Muerte en Venecia narra, en éste sentido, el descalabro moral de un escritor maduro que decide emprender un viaje al extranjero, acosado repentinamente por un deseo urgente de romper con una vida acomodaticia y carente de estímulos. En su afán por convertirse en un autor de éxito y una persona influyente, Assenbach ha hecho, de su arte su vida, y de ésta, una sucesión inquebrantable de renuncias personales que, a base de erosionar su voluntad, han acabado por convertirlo en un espectro de sí mismo, amenazándolo con socavar su pretendida fortaleza moral y su capacidad creativa.

¿Y qué mejor lugar que Venecia para acabar con ese impúdico juego carnavalesco en que parece haber desembocado su vida? Sin embargo, al llegar a su destino, Assenbach se encuentra con una ciudad decadente y enferma, donde todo le parece extrañamente grotesco y deforme.

Con la actitud propia del observador solitario que ya no espera nada, el escritor encuentra, allá donde dirige su mirada, el propio reflejo de su alma cansada.

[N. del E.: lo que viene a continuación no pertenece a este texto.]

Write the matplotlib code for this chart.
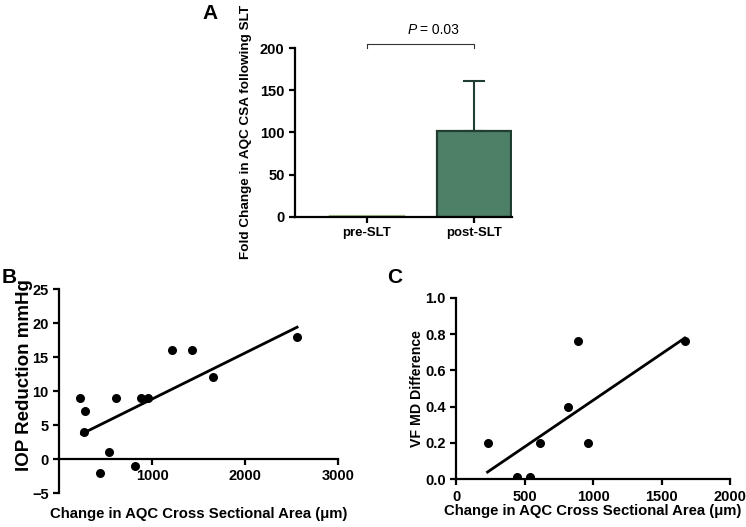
import matplotlib.pyplot as plt
import numpy as np

plt.rcParams['font.family'] = ['Liberation Sans', 'DejaVu Sans']
plt.rcParams['font.weight'] = 'bold'

# panel A
groups = ['pre-SLT', 'post-SLT']
fold_change = [1.0, 102.0]
fold_err = [0.0, 59.0]
p_value = '= 0.03'

# panel B
b_x = [225, 280, 270, 440, 535, 610, 815, 885, 955, 1220, 1430, 1660, 2560]
b_y = [9, 7, 4, -2, 1, 9, -1, 9, 9, 16, 16, 12, 18]

# panel C
c_x = [230, 445, 540, 615, 820, 890, 960, 1670]
c_y = [0.2, 0.01, 0.01, 0.2, 0.4, 0.76, 0.2, 0.76]

xlabel = 'Change in AQC Cross Sectional Area (\u03bcm)'


def style_axes(ax, size=10.5):
    for s in ['top', 'right']:
        ax.spines[s].set_visible(False)
    for s in ['left', 'bottom']:
        ax.spines[s].set_linewidth(1.6)
    ax.tick_params(width=1.6, length=4, labelsize=size)
    for lab in ax.get_xticklabels() + ax.get_yticklabels():
        lab.set_fontweight('bold')


fig = plt.figure(figsize=(7.46, 5.27), dpi=100)

# ---- A
axA = fig.add_axes([0.3954, 0.5888, 0.2909, 0.3201])
xpos = np.arange(len(groups))
axA.bar(xpos, fold_change, width=0.69, color=['#b5c79a', '#4e8068'],
        edgecolor=['#a9bd8c', '#1f3d30'], linewidth=1.6, zorder=2)
axA.errorbar(xpos[1], fold_change[1], yerr=[[0], [fold_err[1]]], fmt='none',
             ecolor='#1f3d30', elinewidth=1.5, capsize=8, capthick=1.5, zorder=1)
axA.set_xlim(-0.673, 1.355)
axA.set_ylim(0, 200)
axA.set_yticks([0, 50, 100, 150, 200])
axA.set_xticks(xpos)
axA.set_xticklabels(groups)
style_axes(axA)
axA.tick_params(axis='x', labelsize=9.5)
axA.set_ylabel('Fold Change in AQC CSA following SLT', fontsize=9.7, fontweight='bold', labelpad=6)
# significance bracket
axA.plot([0, 0, 1, 1], [200, 205, 205, 200], color='#333333', lw=0.8, clip_on=False)
axA.text(0.5, 221, 'P ', ha='right', va='center', fontsize=10,
         fontweight='normal', style='italic')
axA.text(0.5, 221, p_value, ha='left', va='center', fontsize=10, fontweight='normal')
fig.text(0.282, 0.975, 'A', fontsize=15, fontweight='bold', ha='center', va='center')

# ---- B
axB = fig.add_axes([0.0791, 0.0645, 0.374, 0.3871])
axB.scatter(b_x, b_y, s=30, color='black', zorder=3)
kb = np.polyfit(b_x, b_y, 1)
xb = np.array([min(b_x) + 18, max(b_x)])
axB.plot(xb, np.polyval(kb, xb), color='black', lw=2)
axB.set_xlim(0, 3000)
axB.set_ylim(-5, 25)
axB.set_xticks([1000, 2000, 3000])
axB.set_yticks([-5, 0, 5, 10, 15, 20, 25])
axB.spines['bottom'].set_position(('data', 0))
style_axes(axB)
axB.set_ylabel('IOP Reduction mmHg', fontsize=13.5, fontweight='bold')
axB.yaxis.set_label_coords(-0.093, 0.578)
axB.set_xlabel(xlabel, fontsize=10.7, fontweight='bold')
axB.xaxis.set_label_coords(0.5, -0.068)
fig.text(0.012, 0.474, 'B', fontsize=15, fontweight='bold', ha='center', va='center')

# ---- C
axC = fig.add_axes([0.6113, 0.0905, 0.3673, 0.3446])
axC.scatter(c_x, c_y, s=30, color='black', zorder=3)
kc = np.polyfit(c_x, c_y, 1)
xc = np.array([min(c_x), max(c_x)])
axC.plot(xc, np.polyval(kc, xc), color='black', lw=2)
axC.set_xlim(0, 2000)
axC.set_ylim(0, 1.0)
axC.set_xticks([0, 500, 1000, 1500, 2000])
axC.set_yticks([0.0, 0.2, 0.4, 0.6, 0.8, 1.0])
axC.yaxis.set_major_formatter(plt.FormatStrFormatter('%.1f'))
style_axes(axC)
axC.set_ylabel('VF MD Difference', fontsize=10.2, fontweight='bold', labelpad=0.5)
axC.set_xlabel(xlabel, fontsize=10.7, fontweight='bold', labelpad=0)
fig.text(0.529, 0.474, 'C', fontsize=15, fontweight='bold', ha='center', va='center')

fig.savefig('out.png', dpi=100)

De entre la numerosa galería de personajes secundarios —seres anónimos, definidos en su mínima expresión y con los que apenas si llega a intercambiar unas palabras— todos parecen confirmar una misma imagen de miseria y degradación personal. Sólo el adolescente polaco Tadzio, que se encuentra de vacaciones junto a su madre y sus hermanas en el hotel en que reside el escritor, consigue, con su juventud, su belleza y su indolente elegancia, aportar algo de frescor al ambiente de opresiva vulgaridad que envuelve al protagonista.

Y así, a medida que pasan los días, la presencia cercana de Tadzio y su belleza apolínea, consiguen encender el interés de Assenbach, hasta el punto que el escritor siente cómo sus sentidos adormecidos renacen, recuperando el entusiasmo y la inspiración perdidos. Sin embargo, lo que en un principio comienza siendo algo así como la fascinación propia del tasador encargado de calcular la autenticidad y el valor de la pieza de arte que tiene ante sí y de preservarla de los agentes contaminantes del exterior, termina convirtiéndose, para Assenbach, en un sentimiento amoroso, platónico y trágico, que lo empuja fatalmente —pese a su rechazo inicial— hacia su propia destrucción.

Assenbach acabará finalmente consagrado por entero al objeto de su pasión, persiguiendo incansablemente a Tadzio en sus paseos por la ciudad; ya no teme la mirada y las sospechas de la gente; en un intento por agradarlo, se maquilla y se viste para él de manera grotesca —emulando así al viejo del barco que tanta repulsión le produjo por lo mismo; en su delirio imagina la isla a solas para ellos dos, lejos de la vulgaridad y la miseria de los otros.

El autor da comienzo así a un viaje interior sin retorno, que él denomina con complacencia “mi oscuro secreto” y que, no obstante, en su afán por exorcizar y justificar ante sí mismo, trata de intelectualizar buscando antecedentes de pasiones semejantes en la sabiduría clásica y la mitología. Es la propia ciudad de Venecia, en la forma de un brote de cólera que las autoridades sanitarias se empeñan en ocultar ante los turistas, el agente acusador que, a un nivel simbólico, se encargará de filtrar al exterior la carga de sentimientos que, lejos de las miradas de los demás, germina en las profundidades de su inconsciente.

Aunque Thomas Mann reconoció haberse inspirado, para
la caracterización del personaje de Assenbach, en Gustav Mahler —a quien admiraba profundamente— no es difícil descubrir, tras los pasos del protagonista, cierta semejanza con el propio autor, quien —según explica en sus Diarios— también hubo de hacer frente a lo largo de su vida a múltiples contradicciones internas y a la atracción que despertaron en él diferentes jóvenes de su entorno; algo que, sin embargo, no osó llevar más allá de un mero sentimiento platónico.